As the thousands of local Muslims at the mosque got ready to rush home to distribute gifts for young ones and to rush home for large family feasts, most of them had a common goal in mind: to spend time with loved ones and give back to the community.

“The main focus of Ramadan is to give,” said Asma Chaudhry, who was busy with food drives and other charity work leading up to Eid celebrations. “It’s about self discipline as well, but it’s also about understanding there are those who go without and it makes you want to give more.”

The day started with prayers, including a special one dedicated to Canada, and a sermon delivered by the mosque’s imam. Afterwards, families headed home to welcome loved ones over for a party, or out of town to spend the day in the mountains.

It was a particularly special Eid for newlywed Sumaya Rafiq.

“This year it’s different for me. I’m married and I’m spending Eid with my in-laws,” Rafiq said, adding her in-laws drove in from Saskatoon and their party of four planned to go to Bragg Creek for a barbecue and family photos.

To Basma Tariq, Eid has been a significant celebration since she was a child, and the morning prayers are “the most important part of the day.”

Tariq said she was preparing a big brunch for a party of about 35 family members, including both traditional southeast Asian dishes as well as typical Western fare such as omelettes.

“Ever since I was a kid, Eid has been about being with family,” she said.
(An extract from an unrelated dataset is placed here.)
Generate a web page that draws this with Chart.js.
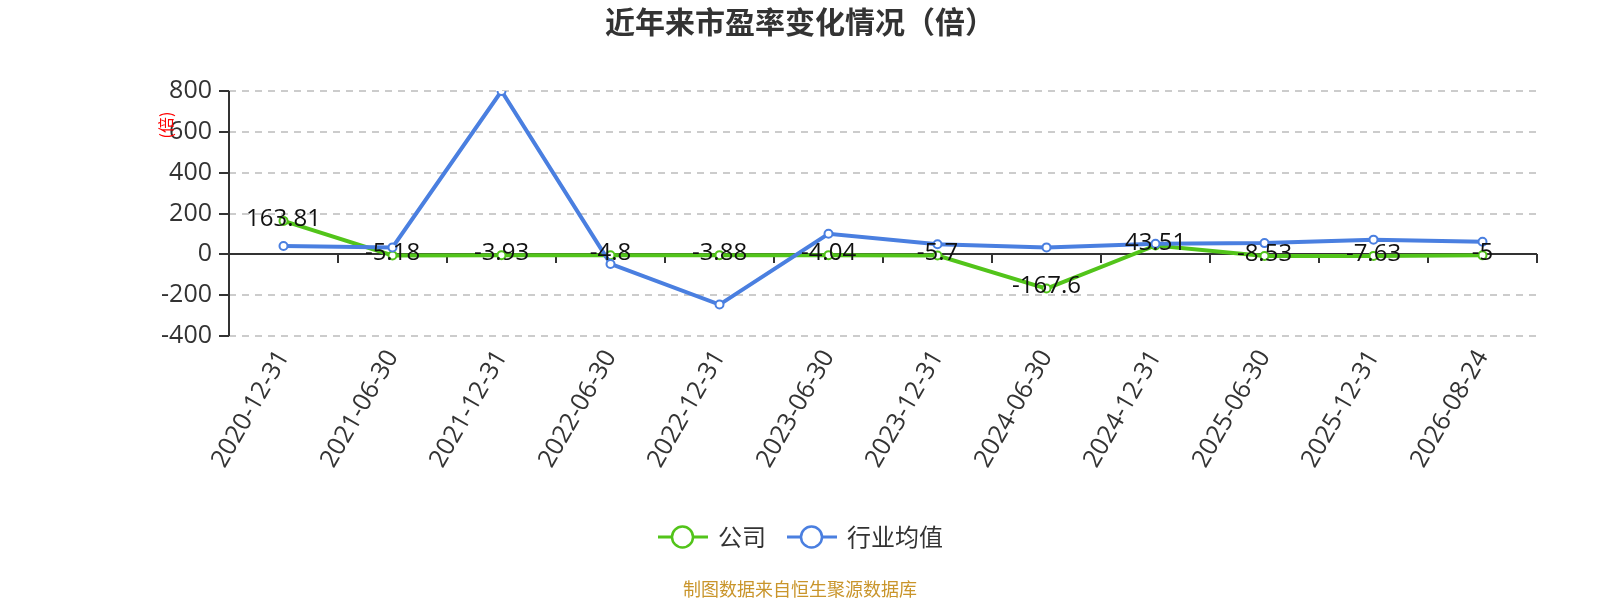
<!DOCTYPE html>
<html>
<head>
<meta charset="utf-8">
<script src="https://cdn.jsdelivr.net/npm/chart.js@4.4.1/dist/chart.umd.min.js"></script>
<style>
html,body{margin:0;padding:0;background:#fff;}
#wrap{width:1600px;height:600px;position:relative;}
canvas{display:block;}
</style>
</head>
<body>
<div id="wrap"><canvas id="c" width="1600" height="600"></canvas></div>
<script>
const categories = ['2020-12-31','2021-06-30','2021-12-31','2022-06-30','2022-12-31','2023-06-30','2023-12-31','2024-06-30','2024-12-31','2025-06-30','2025-12-31','2026-08-24'];
const companyPE = [163.81,-5.18,-3.93,-4.8,-3.88,-4.04,-5.7,-167.6,43.51,-8.53,-7.63,-5];
const industryPE = [41,34,800,-47,-246,101,49,34,52,55,72,62];
const yTicks = [-400,-200,0,200,400,600,800];
const titleText = '近年来市盈率变化情况（倍）';
const yAxisName = '(倍)';
const footerText = '制图数据来自恒生聚源数据库';

const FONT = '"Noto Sans CJK SC","Noto Sans",sans-serif';
const NUMFONT = '"Open Sans","Noto Sans CJK SC",sans-serif';
const GREEN = '#52c41a';
const BLUE = '#4a7fe0';

const decor = {
  id:'decor',
  beforeDatasetsDraw(chart){
    const ctx = chart.ctx, a = chart.chartArea;
    const y = chart.scales.y;
    ctx.save();
    ctx.strokeStyle = '#333';
    ctx.lineWidth = 2;
    ctx.setLineDash([]);
    ctx.beginPath();
    ctx.moveTo(a.left, a.top); ctx.lineTo(a.left, a.bottom); ctx.stroke();
    yTicks.forEach(v=>{
      const py = Math.round(y.getPixelForValue(v));
      ctx.beginPath(); ctx.moveTo(a.left-10, py); ctx.lineTo(a.left, py); ctx.stroke();
    });
    const zy = Math.round(y.getPixelForValue(0));
    ctx.beginPath(); ctx.moveTo(a.left, zy); ctx.lineTo(a.right, zy); ctx.stroke();
    const step = (a.right - a.left)/categories.length;
    for(let i=1;i<=categories.length;i++){
      const px = Math.round(a.left + step*i);
      ctx.beginPath(); ctx.moveTo(px, zy); ctx.lineTo(px, zy+9); ctx.stroke();
    }
    ctx.restore();
  },
  afterDatasetsDraw(chart){
    const ctx = chart.ctx;
    const meta = chart.getDatasetMeta(0);
    ctx.save();
    ctx.font = '24px ' + NUMFONT;
    ctx.fillStyle = '#111';
    ctx.textAlign = 'center';
    ctx.textBaseline = 'middle';
    meta.data.forEach((pt,i)=>{
      ctx.fillText(String(companyPE[i]), pt.x, pt.y-2);
    });
    ctx.restore();
  },
  afterDraw(chart){
    const ctx = chart.ctx;
    ctx.save();
    ctx.font = 'bold 30px ' + FONT;
    ctx.fillStyle = '#333';
    ctx.textAlign = 'center';
    ctx.textBaseline = 'middle';
    ctx.fillText(titleText, 800, 22);
    ctx.save();
    ctx.translate(166, 125);
    ctx.rotate(-Math.PI/2);
    ctx.font = '16px ' + FONT;
    ctx.fillStyle = '#ff0000';
    ctx.fillText(yAxisName, 0, 0);
    ctx.restore();
    const items = [
      {ds:chart.data.datasets[0], x0:658},
      {ds:chart.data.datasets[1], x0:787}
    ];
    const ly = 537;
    items.forEach(it=>{
      ctx.strokeStyle = it.ds.borderColor;
      ctx.lineWidth = 3;
      ctx.beginPath(); ctx.moveTo(it.x0, ly); ctx.lineTo(it.x0+50, ly); ctx.stroke();
      ctx.beginPath(); ctx.arc(it.x0+24.5, ly, 10.5, 0, Math.PI*2);
      ctx.fillStyle = '#fff'; ctx.fill();
      ctx.lineWidth = 2.5; ctx.stroke();
      ctx.font = '24px ' + FONT;
      ctx.fillStyle = '#333';
      ctx.textAlign = 'left';
      ctx.fillText(it.ds.label, it.x0+60, ly);
    });
    ctx.font = '18px ' + FONT;
    ctx.fillStyle = '#c9952b';
    ctx.textAlign = 'center';
    ctx.fillText(footerText, 800, 589);
    ctx.restore();
  }
};

new Chart(document.getElementById('c'), {
  type:'line',
  data:{
    labels:categories,
    datasets:[
      {label:'公司', data:companyPE, borderColor:GREEN, backgroundColor:'#fff', borderWidth:4,
       pointRadius:4, pointBorderWidth:2, pointBackgroundColor:'#fff', pointBorderColor:GREEN, tension:0, order:1},
      {label:'行业均值', data:industryPE, borderColor:BLUE, backgroundColor:'#fff', borderWidth:4,
       pointRadius:4, pointBorderWidth:2, pointBackgroundColor:'#fff', pointBorderColor:BLUE, tension:0, order:0}
    ]
  },
  options:{
    responsive:false,
    animation:false,
    devicePixelRatio:1,
    layout:{padding:{top:91,right:63,bottom:0,left:0}},
    plugins:{legend:{display:false}, title:{display:false}, tooltip:{enabled:false}},
    scales:{
      x:{
        offset:true,
        grid:{display:false, drawTicks:false},
        border:{display:false},
        ticks:{font:{size:25,family:NUMFONT}, color:'#333', maxRotation:60, minRotation:60, padding:9, autoSkip:false},
        afterFit(s){ s.height = 264; }
      },
      y:{
        min:-400, max:800,
        afterBuildTicks(s){ s.ticks = yTicks.map(v=>({value:v})); },
        grid:{color:'#cccccc', lineWidth:2, drawTicks:false},
        border:{display:false, dash:[7,6]},
        ticks:{font:{size:25,family:NUMFONT}, color:'#333', padding:17},
        afterFit(s){ s.width = 229; }
      }
    }
  },
  plugins:[decor]
});
</script>
</body>
</html>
Phazilah Rehman, 16, and her brother Tai Rehman, 13, came to Calgary from the UK and took in the prayers at the mosque with their uncle, aunt, and cousins. Tai admitted it was nice to get “Eidi” or the cash and gifts that elders bestow on children as part of the celebrations.

Farooq Ahmad and his three sons Shayan Farooq, 16, Rayyan Farooq, 14, and Ayan Farooq, 17 were also in good spirits Saturday.

“It’s like Christmas, one of the happiest days after Ramadan,” Ahmad said.

The family had plans to drive out to Kananaskis for a barbecue and spend the whole day together. The teens were happy to be done fasting, adding: “Finally, you can eat.”

Sultan Mahmood, spokesman with the mosque, said this is the time of year where everyone celebrates, puts their differences aside, and “forgives and forgets.”

He added Muslims are encouraged to give of themselves not just through the month of Ramadan but throughout the entire year.

“This exercise doesn’t end here. This exercise should continue for the whole year.”